My mother and I were at the wet market. I don’t often get to tag along but my father was umpiring a badminton game between two high schools so I got to follow and help carry the groceries.

I remember complaining a lot because the ground was muddy, and even as a kid, I hated dirt. (You might well wonder, “What a strange kid, to hate dirt”, and I would be forced to tell you how my relatives used to show my cousins my bedroom to give them an idea of how neat and tidy children could be, if they only put their minds to it.)

Still, I was excited. If I got to follow my mother to the market, I could make sure she bought me some oranges, which I loved, but wasn’t always bought.

Usually my parents would say we got all the fruits we needed at home, what with our rambutan and mango trees, but I was adamant: Only oranges would do.

Finally, after far too many stops at the other (far less interesting, in my opinion) stalls, we arrived at the fruit vendor. There were pineapples and papayas, apples and guavas, even yellow-fleshed watermelons, but no oranges. My mother asked the vendor and he told her they didn’t have any this week.

I cried, of course.

Now you might smile at this memory of mine. How silly, how cute, how pampered, you might say. How awful of this child to cry in public, over some fruit, while his poor mother had to pull him away, after buying some apples instead, and swiftly walk home while strangers stared.

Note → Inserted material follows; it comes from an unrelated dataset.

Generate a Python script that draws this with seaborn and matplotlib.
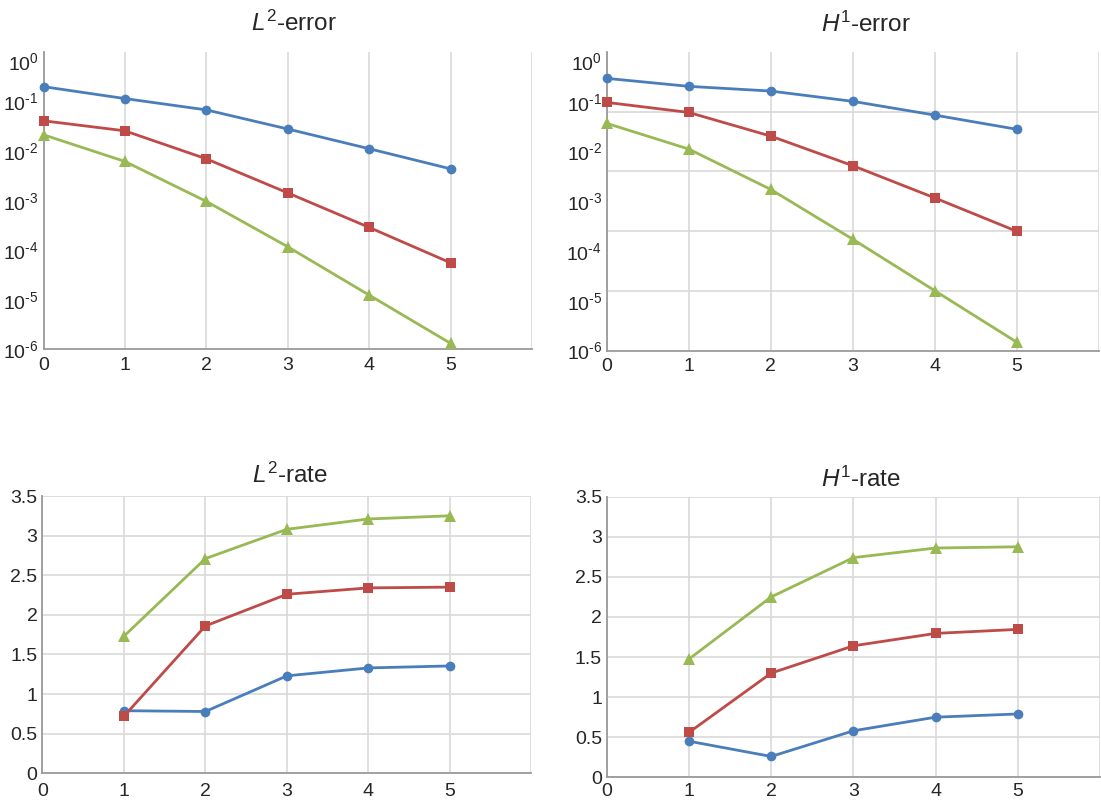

Or, you might remember a similar incident in your own childhood, and nod your head: Been there, done that, life sort of sucks in that fashion.

If so, you might have well done the same thing as me and blamed your parent, blamed the fruit vendor, his supplier, the whole supply chain, heck, why not the weather while you’re at it?

It’s very easy to feel sorry for yourself.

Things may not go our way but there’s always an excuse, always someone else to blame. This, if we allow, is a solution of sorts for all our problems. This, if we allow, could become a habit, a character trait, and shape who we are.

Imagine going through life just wanting and demanding things. Imagine what happens when reality hits and we realise we don’t often get what we want, however much fuss we make.

I didn’t often get oranges, truth be told. Not only that day, but most weeks, really. For one thing, the rambutans and mangoes are free if plucked from our own trees; for another, we weren’t rich and there wasn’t always extra left over after buying the necessities to buy imported fruit.

Children think the most awful things about their parents, they do. I thought mine were most frightful scrooges. There wasn’t anything intrinsically wrong about rambutans and mangoes; they were simply not special because I could have them any time I wanted them.

Oranges were special because they cost more and weren’t always available. Scarcity, or the law of demand and supply, as understood by a child. And parents are wonderful or horrid, depending on whether they got us what we want or not.

We never see the other things the people we love do for us, the less glamorous and immediately gratifying things, till much later, if at all.

My parents and I live in different places now. Every time I return to my hometown, there is a process. I call home a week earlier to let my parents know when I’m driving back. I call again on the day itself, right before leaving my carpark.

They tell me to be careful, drive slowly, don’t rush. When I arrive, my parents will ask me how the drive was, am I tired? The same things, over and over. It’s a process.

And then my mother will say, almost as an afterthought, “If you want some fruits, I’ve cut some oranges. It’s in the fridge.”

And I know that while we don’t always get what we want, some of us are fortunate enough to get what we need, and that’s a blessing like none other.